Appendix: development of the equation
It is possible that some mistakes have been made either when doing the development or when rewriting the equations here.
$$ \begin{align*} &(\Delta p + vt - \langle va, \Delta p + vt \rangle va)^2 - r^2 = 0 \\ &\Leftrightarrow (\Delta p + vt)^2 - 2(\Delta p + vt)\langle va, \Delta p + vt \rangle va + (\langle va, \Delta p + vt \rangle va)^2 - r^2 = 0 \\ &\Leftrightarrow \Delta p^2 + 2 \Delta p vt + (vt)^2 - (2 \Delta p + 2vt)(\langle va, \Delta p \rangle va + t \langle va, v \rangle va) + ((\langle va, \Delta p \rangle + t \langle va, v \rangle)va)^2 - r^2 = 0 \\ &\Leftrightarrow \Delta p^2 + 2\Delta pvt + (vt)^2 - (2\Delta p \langle va, \Delta p \rangle va + 2\Delta pt \langle va, v \rangle va + 2vt \langle va , \Delta p \rangle va + 2vt^2 \langle va, v \rangle va) + (va \langle va, \Delta p \rangle)^2 + 2va\langle va, \Delta p \rangle vat\langle va, v \rangle + (vat \langle va v \rangle)^2 - r^2 = 0 \\ &\Leftrightarrow \Delta p^2 + 2\Delta pvt + v^2t^2 - 2\Delta p \langle va, \Delta p \rangle va - 2\Delta pt \langle va, v \rangle va - 2vt\langle va, \Delta p \rangle va - 2vt^2\langle va, v \rangle va + va^2\langle va, \Delta p \rangle^2 + 2va\langle va, \Delta p \rangle vat \langle va, v \rangle + va^2t^2 \langle va, v \rangle^2 - r^2 = 0 \\ &\Leftrightarrow t^2(v^2 - 2v\langle va, v \rangle va + va^2 \langle va, v \rangle^2) + t(2\Delta pv - 2\Delta p \langle va, v \rangle va - 2v\langle va, \Delta p \rangle va + 2va \langle va, \Delta p \rangle va \langle va, v \rangle) + \Delta p^2 - 2\Delta p \langle va, \Delta p \rangle va + va^2 \langle va, \Delta p \rangle^2 - r^2 = 0 \\ &\Leftrightarrow t^2(v - \langle va, v \rangle va)^2 + t(2\Delta pv - 2\Delta p \langle va, v \rangle va - 2v\langle va, \Delta p \rangle va + 2va \langle va, \Delta p \rangle va \langle va, v \rangle) + (\Delta p - \langle va, \Delta p \rangle va)^2 - r^2 = 0 \end{align*} $$
If someone know how to align the equations that would be great :)

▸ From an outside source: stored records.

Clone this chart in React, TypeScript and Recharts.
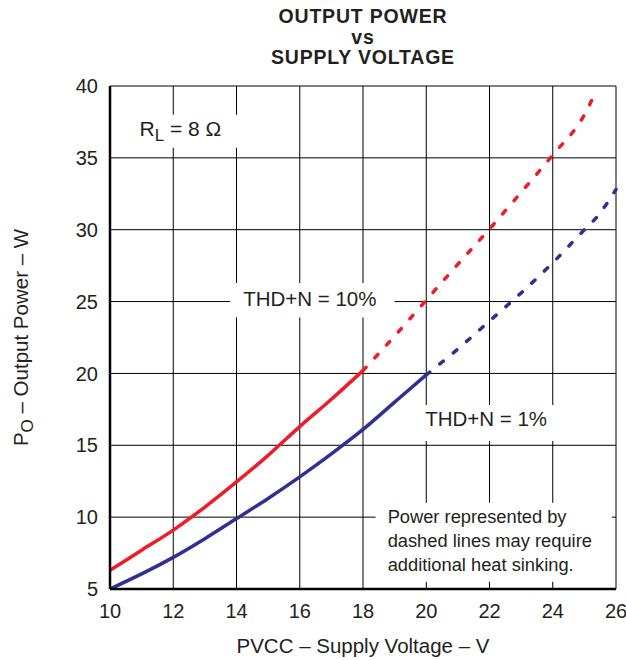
import { LineChart, Line, XAxis, YAxis, CartesianGrid, ReferenceArea, Label } from 'recharts';

const FONT = '"Liberation Sans", Arial, sans-serif';
const TEXT = '#231f20';
const RED = '#ee1c25';
const BLUE = '#2e3192';

// supply voltage (V)
const voltage = [10, 11, 12, 13, 14, 15, 16, 17, 18, 19, 20, 21, 22, 23, 24, 25, 25.4, 26];
// THD+N = 10 %
const thd10Solid = [6.3, 7.7, 9.1, 10.7, 12.45, 14.3, 16.3, 18.2, 20.2, null, null, null, null, null, null, null, null, null];
const thd10Dash = [null, null, null, null, null, null, null, null, 20.2, 22.6, 25.1, 27.6, 30.05, 32.6, 35.2, 38.0, 39.8, null];
// THD+N = 1 %
const thd1Solid = [5.0, 6.05, 7.2, 8.5, 9.9, 11.3, 12.8, 14.4, 16.1, 18.0, 19.9, null, null, null, null, null, null, null];
const thd1Dash = [null, null, null, null, null, null, null, null, null, null, 19.9, 21.7, 23.65, 25.6, 27.7, 30.0, 30.9, 32.8];

const xTicks = [10, 12, 14, 16, 18, 20, 22, 24, 26];
const yTicks = [5, 10, 15, 20, 25, 30, 35, 40];

const data = voltage.map((v, i) => ({
  v,
  r: thd10Solid[i],
  rd: thd10Dash[i],
  b: thd1Solid[i],
  bd: thd1Dash[i],
}));

const tickStyle = { fontSize: 20, fill: TEXT, fontFamily: FONT };

function RlLabel({ viewBox }: any) {
  const { x, y } = viewBox;
  return (
    <text x={x + 20} y={y + 21} fontSize={21} fill={TEXT} fontFamily={FONT}>
      R<tspan fontSize={17} dy={5}>L</tspan>
      <tspan dy={-5}> = 8 Ω</tspan>
    </text>
  );
}

function Thd10Label({ viewBox }: any) {
  const { x, y } = viewBox;
  return (
    <text x={x + 13} y={y + 23} fontSize={20.5} fill={TEXT} fontFamily={FONT}>THD+N = 10%</text>
  );
}

function Thd1Label({ viewBox }: any) {
  const { x, y } = viewBox;
  return (
    <text x={x + 10} y={y + 21} fontSize={20.5} fill={TEXT} fontFamily={FONT}>THD+N = 1%</text>
  );
}

function NoteLabel({ viewBox }: any) {
  const { x, y } = viewBox;
  const lines = ['Power represented by', 'dashed lines may require', 'additional heat sinking.'];
  return (
    <text fontSize={18.3} fill={TEXT} fontFamily={FONT}>
      {lines.map((l, i) => (
        <tspan key={i} x={x + 12} y={y + 20 + i * 24}>{l}</tspan>
      ))}
    </text>
  );
}

function YTitle({ viewBox }: any) {
  const { y, height } = viewBox;
  const cx = 28;
  const cy = y + height / 2;
  return (
    <text x={cx} y={cy} transform={`rotate(-90 ${cx} ${cy})`} textAnchor="middle" fontSize={20.5} fill={TEXT} fontFamily={FONT}>
      P<tspan fontSize={17} dy={5}>O</tspan>
      <tspan dy={-5}> – Output Power – W</tspan>
    </text>
  );
}

export default function App() {
  return (
    <div style={{ position: 'absolute', left: 0, top: 0, width: 626, height: 660, background: '#fff' }}>
      <div
        style={{
          position: 'absolute', left: 110, width: 506, top: 6, textAlign: 'center',
          fontFamily: FONT, fontWeight: 'bold', fontSize: 19.5, letterSpacing: 0.8,
          lineHeight: '20.5px', color: TEXT,
        }}
      >
        OUTPUT POWER<br />vs<br />SUPPLY VOLTAGE
      </div>
      <LineChart width={626} height={660} data={data} margin={{ top: 86, right: 10, bottom: 41, left: 50 }}>
        <CartesianGrid stroke="#000" strokeWidth={1} vertical horizontal />
        <XAxis
          dataKey="v" type="number" domain={[10, 26]} ticks={xTicks}
          tickLine={false} tickSize={0} tickMargin={15} height={30}
          axisLine={{ stroke: '#000', strokeWidth: 2.5 }} tick={tickStyle}
        >
          <Label value="PVCC – Supply Voltage – V" position="bottom" offset={19} style={{ fontSize: 20.5, fill: TEXT, fontFamily: FONT }} />
        </XAxis>
        <XAxis xAxisId="top" orientation="top" dataKey="v" type="number" domain={[10, 26]} ticks={xTicks}
          tick={false} tickLine={false} height={0} axisLine={{ stroke: '#000', strokeWidth: 2 }} />
        <YAxis
          type="number" domain={[5, 40]} ticks={yTicks} width={60}
          tickLine={false} tickSize={0} tickMargin={12}
          axisLine={{ stroke: '#000', strokeWidth: 2.5 }} tick={tickStyle}
        >
          <Label content={YTitle} />
        </YAxis>
        <YAxis yAxisId="right" orientation="right" type="number" domain={[5, 40]} ticks={yTicks}
          tick={false} tickLine={false} width={0} axisLine={{ stroke: '#000', strokeWidth: 2 }} />

        <ReferenceArea x1={10.3} x2={15} y1={35.7} y2={38} fill="#fff" fillOpacity={1} stroke="none" label={RlLabel} />
        <ReferenceArea x1={13.8} x2={19} y1={23.9} y2={26.3} fill="#fff" fillOpacity={1} stroke="none" label={Thd10Label} />
        <ReferenceArea x1={19.65} x2={24.4} y1={15.3} y2={17.8} fill="#fff" fillOpacity={1} stroke="none" label={Thd1Label} />
        <ReferenceArea x1={18.4} x2={25.87} y1={5.5} y2={11} fill="#fff" fillOpacity={1} stroke="none" label={NoteLabel} />

        <Line type="monotone" dataKey="r" stroke={RED} strokeWidth={3.5} dot={false} isAnimationActive={false} />
        <Line type="monotone" dataKey="rd" stroke={RED} strokeWidth={3.5} strokeDasharray="4.5 13" strokeLinecap="round" dot={false} isAnimationActive={false} />
        <Line type="monotone" dataKey="b" stroke={BLUE} strokeWidth={3.5} dot={false} isAnimationActive={false} />
        <Line type="monotone" dataKey="bd" stroke={BLUE} strokeWidth={3.5} strokeDasharray="4.5 13" strokeLinecap="round" dot={false} isAnimationActive={false} />
      </LineChart>
    </div>
  );
}
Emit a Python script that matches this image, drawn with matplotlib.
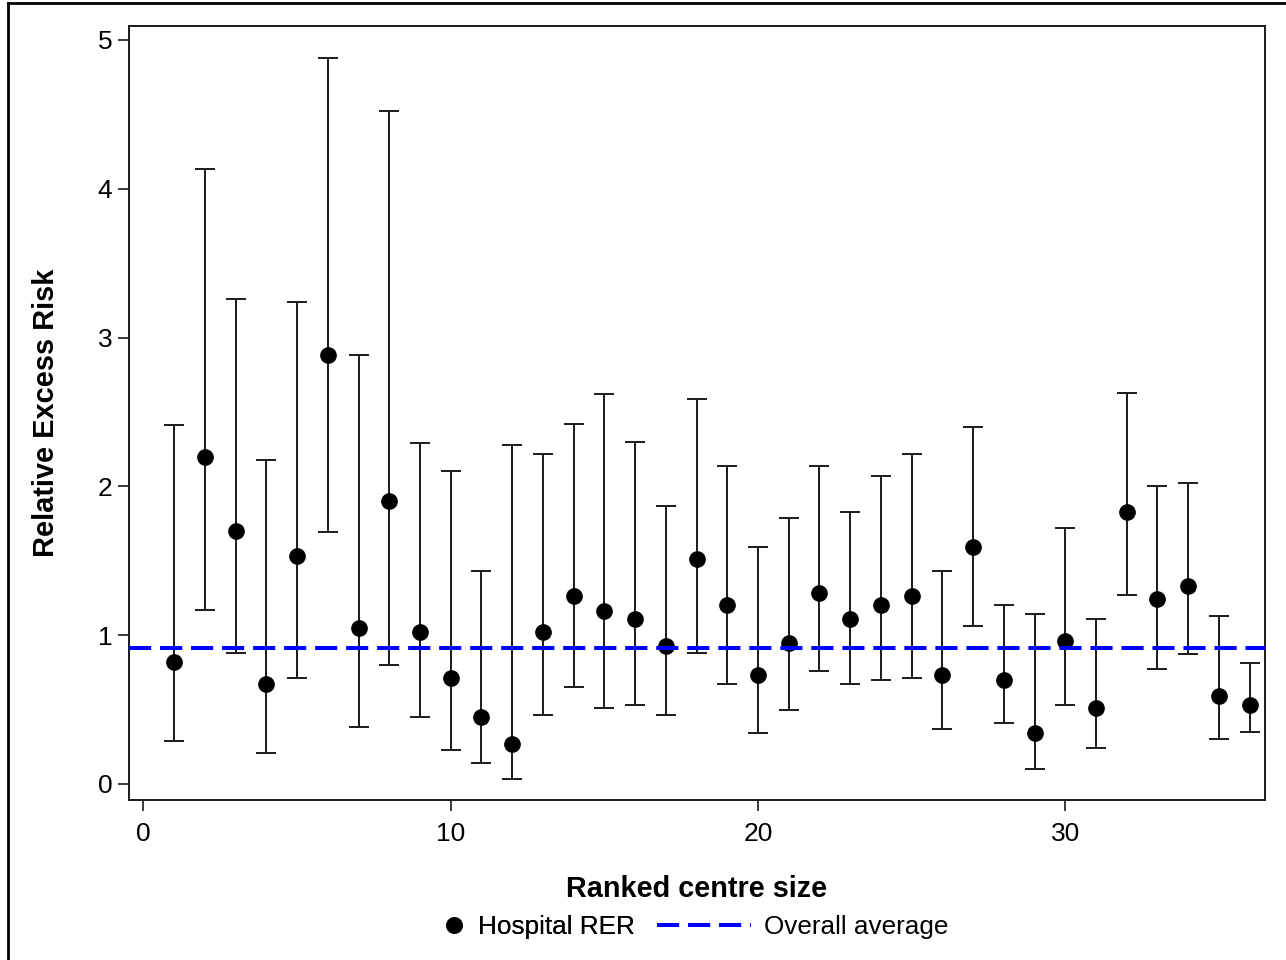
import matplotlib
matplotlib.use("Agg")
import matplotlib.pyplot as plt
from matplotlib.lines import Line2D

plt.rcParams['font.family'] = ['Liberation Sans', 'DejaVu Sans']

# centre rank, relative excess risk and its interval
rank = list(range(1, 37))
rer = [0.82, 2.20, 1.70, 0.67, 1.53, 2.88, 1.05, 1.90, 1.02, 0.71,
       0.45, 0.27, 1.02, 1.26, 1.16, 1.11, 0.93, 1.51, 1.20, 0.73,
       0.95, 1.28, 1.11, 1.20, 1.26, 0.73, 1.59, 0.70, 0.34, 0.96,
       0.51, 1.83, 1.24, 1.33, 0.59, 0.53]
lower = [0.29, 1.17, 0.88, 0.21, 0.71, 1.69, 0.38, 0.80, 0.45, 0.23,
         0.14, 0.03, 0.46, 0.65, 0.51, 0.53, 0.46, 0.88, 0.67, 0.34,
         0.50, 0.76, 0.67, 0.70, 0.71, 0.37, 1.06, 0.41, 0.10, 0.53,
         0.24, 1.27, 0.77, 0.87, 0.30, 0.35]
upper = [2.41, 4.13, 3.26, 2.18, 3.24, 4.88, 2.88, 4.52, 2.29, 2.10,
         1.43, 2.28, 2.22, 2.42, 2.62, 2.30, 1.87, 2.59, 2.14, 1.59,
         1.79, 2.14, 1.83, 2.07, 2.22, 1.43, 2.40, 1.20, 1.14, 1.72,
         1.11, 2.63, 2.00, 2.02, 1.13, 0.81]
overall_avg = 0.914

W, H = 1286, 960
fig = plt.figure(figsize=(W / 100, H / 100), dpi=100)
ax = fig.add_axes([129 / W, 1 - 800 / H, (1265 - 129) / W, (800 - 26) / H])

yerr = [[r - lo for r, lo in zip(rer, lower)], [up - r for r, up in zip(rer, upper)]]
ax.errorbar(rank, rer, yerr=yerr, fmt='none', ecolor='#1a1a1a',
            elinewidth=1.4, capsize=7, capthick=1.4, zorder=2)
pts, = ax.plot(rank, rer, 'o', color='black', markersize=11, zorder=3,
               label='Hospital RER')
avg = ax.axhline(overall_avg, color='#0000FF', lw=2.9, dashes=(5.5, 2.2),
                 zorder=4, label='Overall average')

ax.set_xlim(-0.47, 36.5)
ax.set_ylim(-0.108, 5.094)
ax.set_xticks([0, 10, 20, 30])
ax.set_yticks([0, 1, 2, 3, 4, 5])
ax.tick_params(axis='both', direction='out', length=8, width=1.2,
               labelsize=19, color='#1a1a1a')
ax.tick_params(axis='x', pad=8)
ax.tick_params(axis='y', pad=4)
for sp in ax.spines.values():
    sp.set_linewidth(1.4)
    sp.set_color('#1a1a1a')

fig.text(697 / W, 1 - 897 / H, 'Ranked centre size', ha='center',
         va='baseline', fontsize=20.8, fontweight='bold')
fig.text(54 / W, 1 - 413 / H, 'Relative Excess Risk', ha='center',
         va='baseline', rotation=90, rotation_mode='anchor',
         fontsize=20.9, fontweight='bold')

# legend in two parts so the marker and the dashed sample get their own widths
leg1 = fig.legend(handles=[pts], loc='center left',
                  bbox_to_anchor=(441 / W, 1 - 927 / H), frameon=False,
                  fontsize=18.8, handlelength=1.0, handletextpad=0.4,
                  borderpad=0, borderaxespad=0)
leg2 = fig.legend(handles=[avg], loc='center left',
                  bbox_to_anchor=(657 / W, 1 - 927 / H), frameon=False,
                  fontsize=18.8, handlelength=3.6, handletextpad=0.5,
                  borderpad=0, borderaxespad=0)
fig.add_artist(leg1)

# outer frame (only left and top edges fall inside the picture)
fig.add_artist(Line2D([8 / W, 8 / W], [0, 1 - 3 / H], transform=fig.transFigure,
                      color='black', lw=2))
fig.add_artist(Line2D([8 / W, 1], [1 - 3 / H, 1 - 3 / H], transform=fig.transFigure,
                      color='black', lw=2))

fig.savefig('out.png', dpi=100)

You say that you have $$ b = 2\Delta pv - 2\Delta p \langle va, v \rangle va - 2v\langle va, \Delta p \rangle va + 2va \langle va, \Delta p \rangle va \langle va, v \rangle, $$ but that first term is a product of two vectors. Should $ 2\Delta pv$ actually be $ \langle 2\Delta p, v \rangle$? Similar question for the next few terms as well. If so, what you have is actually
$$ b = 2 \langle \Delta p, v \rangle - 2 \langle \Delta p, \langle va, v \rangle va \rangle - 2 \langle v, \langle va, \Delta p \rangle va \rangle + 2 \langle va, \langle va \Delta p \rangle va, \langle va, v \rangle \rangle, $$ I'm going to write $Q$ for $\langle va, v \rangle$ and $R$ for $\langle va, \Delta p \rangle$, so that what you have is now:
$$ b = 2 \langle \Delta p, v \rangle - 2 \langle \Delta p, Q va \rangle - 2 \langle v, R va \rangle + 2 \langle va R, va Q \rangle. $$ And pulling constants out of the inner products, that's
$$ b/2 = \langle \Delta p, v \rangle - Q \langle \Delta p, va \rangle - R\langle v, va \rangle + QR \langle va , va \rangle. $$
That's not so bad. Let's gather terms that start with $\Delta p$:
\begin{align} b/2 & = \langle \Delta p, v \rangle - Q \langle \Delta p, va \rangle - R\langle v, va \rangle + QR \langle va , va \rangle\\ & = \langle \Delta p, v - Q va \rangle - R\langle v, va \rangle + QR \langle va , va \rangle\\ & = \langle \Delta p, v - Q va \rangle - R\bigl( \langle v, va \rangle - Q \langle va , va \rangle \bigr)\\ & = \langle \Delta p, v - Q va \rangle - R\bigl( \langle v - Q va , va \rangle \bigr)\\ & = \langle \Delta p - Rva, v - Q va \rangle \\ \end{align} which is exactly (once you substitute back for $Q$ and $R$) the goal you had.